The behaviour of locally-based British decision-makers at the time of the Farhud was not the only example of passive complicity by quasi-colonial or quasi-imperial authorities acting in Britain’s name, motivated by various realpolitical considerations.
There was also the 1945 massacre in Tripoli, which caused over 100 deaths and many more injured, when the British Military Administration deliberately waited two days from the initial outbreak on November 5 before intervening decisively (as documented in detail for example by the Quai d’Orsay officials and diplomatic representatives whose correspondence is contained within the file series Afrique-Levant, 1945- ). There was also the pogrom which erupted in Aden at the beginning of December 1947.
Britain was not the only European power guilty in certain situations of abandoning increasingly vulnerable and precarious minority communities to murderous mobs composed of members of the “colonized” majority.
In August 1934 the Jews of Constantine paid a bloody price for the manipulation of local passions by professional anti-Jewish agitators, various mainstream Algerian nationalist leaders and morally corrupt pied noir politicians.
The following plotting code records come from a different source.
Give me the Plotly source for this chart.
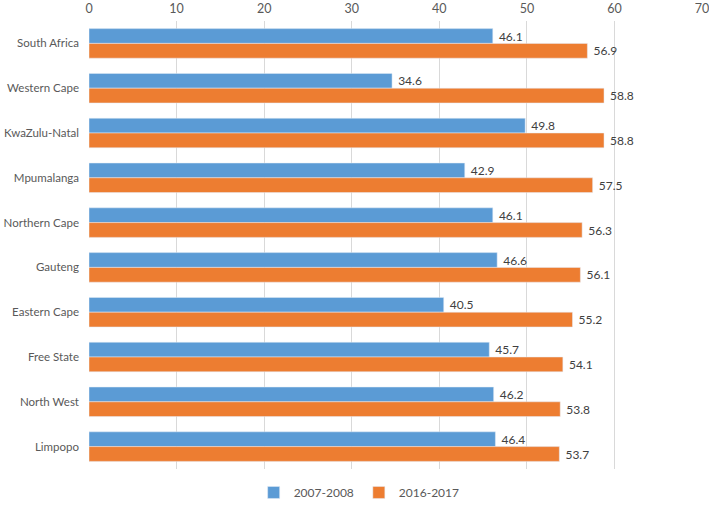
import plotly.graph_objects as go

categories = ["South Africa", "Western Cape", "KwaZulu-Natal", "Mpumalanga", "Northern Cape",
              "Gauteng", "Eastern Cape", "Free State", "North West", "Limpopo"]
v2007 = [46.1, 34.6, 49.8, 42.9, 46.1, 46.6, 40.5, 45.7, 46.2, 46.4]
v2016 = [56.9, 58.8, 58.8, 57.5, 56.3, 56.1, 55.2, 54.1, 53.8, 53.7]
ticks = [0, 10, 20, 30, 40, 50, 60, 70]

font = "Lato, Noto Sans, sans-serif"

fig = go.Figure()
fig.add_trace(go.Bar(y=categories, x=v2007, orientation="h", name="2007-2008",
                     marker_color="#5B9BD5", text=[f"\u00a0{v:.1f}" for v in v2007],
                     textposition="outside", cliponaxis=False,
                     textfont=dict(color="#404040", size=13, family=font)))
fig.add_trace(go.Bar(y=categories, x=v2016, orientation="h", name="2016-2017",
                     marker_color="#ED7D31", text=[f"\u00a0{v:.1f}" for v in v2016],
                     textposition="outside", cliponaxis=False,
                     textfont=dict(color="#404040", size=13, family=font)))

fig.update_layout(
    width=709, height=513,
    margin=dict(l=89, r=6, t=21, b=32),
    paper_bgcolor="white", plot_bgcolor="white",
    barmode="group", bargap=0.34, bargroupgap=0,
    font=dict(family=font, size=12, color="#595959"),
    legend=dict(orientation="h", x=0.44, xanchor="center", y=-0.02, yanchor="top",
                font=dict(size=12, color="#595959"), traceorder="normal"),
    xaxis=dict(side="top", range=[0, 70.1], tickvals=ticks, showgrid=True,
               gridcolor="#D9D9D9", gridwidth=1, zeroline=False, showline=False,
               tickfont=dict(size=12.5, color="#595959"), ticks="", ticklabelstandoff=5,
               ticklabeloverflow="allow", automargin=False),
    yaxis=dict(categoryorder="array", categoryarray=categories, autorange="reversed",
               showgrid=False, showline=False, ticks="",
               tickfont=dict(size=11.5, color="#595959"), ticklabelstandoff=9,
               automargin=False),
)
fig.write_html("out.html", config={"displayModeBar": False},
               post_script="document.body.style.margin='0';")
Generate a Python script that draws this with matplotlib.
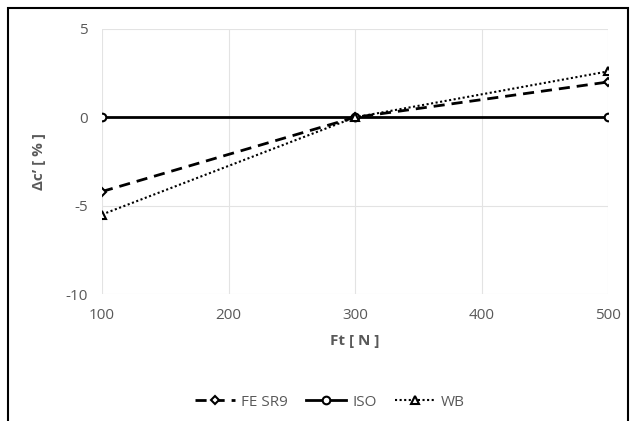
import matplotlib.pyplot as plt
from matplotlib.patches import Rectangle

# data
ft = [100, 300, 500]
fe_sr9 = [-4.2, 0.0, 2.0]
iso = [0.0, 0.0, 0.0]
wb = [-5.5, 0.0, 2.6]

grey = '#595959'
plt.rcParams['font.family'] = ['Open Sans', 'DejaVu Sans']
plt.rcParams['axes.unicode_minus'] = False

fig = plt.figure(figsize=(6.35, 4.21), dpi=100)
ax = fig.add_axes([102/635, 1 - 294/421, (608 - 102)/635, (294 - 29)/421])

ax.plot(ft, fe_sr9, color='black', lw=2, ls=(0, (4, 2.5)), marker='D', ms=4.5,
        mfc='white', mec='black', mew=1.5, label='FE SR9', zorder=3)
ax.plot(ft, iso, color='black', lw=2, ls='-', marker='o', ms=5.5,
        mfc='white', mec='black', mew=1.5, label='ISO', zorder=3)
ax.plot(ft, wb, color='black', lw=1.5, ls=(0, (1, 1.2)), marker='^', ms=5.5,
        mfc='white', mec='black', mew=1.5, label='WB', zorder=3)

ax.set_xlim(100, 500)
ax.set_ylim(-10, 5)
ax.set_xticks([100, 200, 300, 400, 500])
ax.set_yticks([-10, -5, 0, 5])
ax.grid(True, color='#e3e3e3', lw=0.8)
ax.set_axisbelow(True)
for s in ax.spines.values():
    s.set_visible(False)
ax.tick_params(length=0, labelsize=11, colors=grey, pad=10)

ax.set_xlabel('Ft [ N ]', fontsize=11, fontweight='bold', color=grey, labelpad=8)
ax.set_ylabel('Δc’ [ % ]', fontsize=11, fontweight='bold', color=grey, labelpad=14)

leg = ax.legend(loc='center', bbox_to_anchor=(330/635, 1 - 402/421),
                bbox_transform=fig.transFigure, ncol=3, frameon=False,
                fontsize=11, handlelength=2.6, columnspacing=1.2, handletextpad=0.4)
for t in leg.get_texts():
    t.set_color(grey)

# outer frame (open at the bottom)
fig.patches.append(Rectangle((8/635, -0.05), 620/635, 1.05 - 8/421,
                             transform=fig.transFigure, fill=False,
                             edgecolor='black', lw=1.5))

fig.savefig('out.png', dpi=100)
Whereas such cases of the abandonment of minority communities usually coincided with times of crisis for (quasi-) imperial or colonial domination (another example from Iraq is that the government condoned if not promoted the massacre of Assyrians in Simele in August 1933), the April 1912 Fez massacre occurred at the very beginning of the French protectorate in Morocco (ratified by the Treaty of Fez of March 30 1912). The non-intervention of French troops stationed just outside the mellah had been preceded by raids in this Jewish quarter which ended with the extensive confiscation of arms both allegedly or actually illicit and weapons legitimately held for self-protection.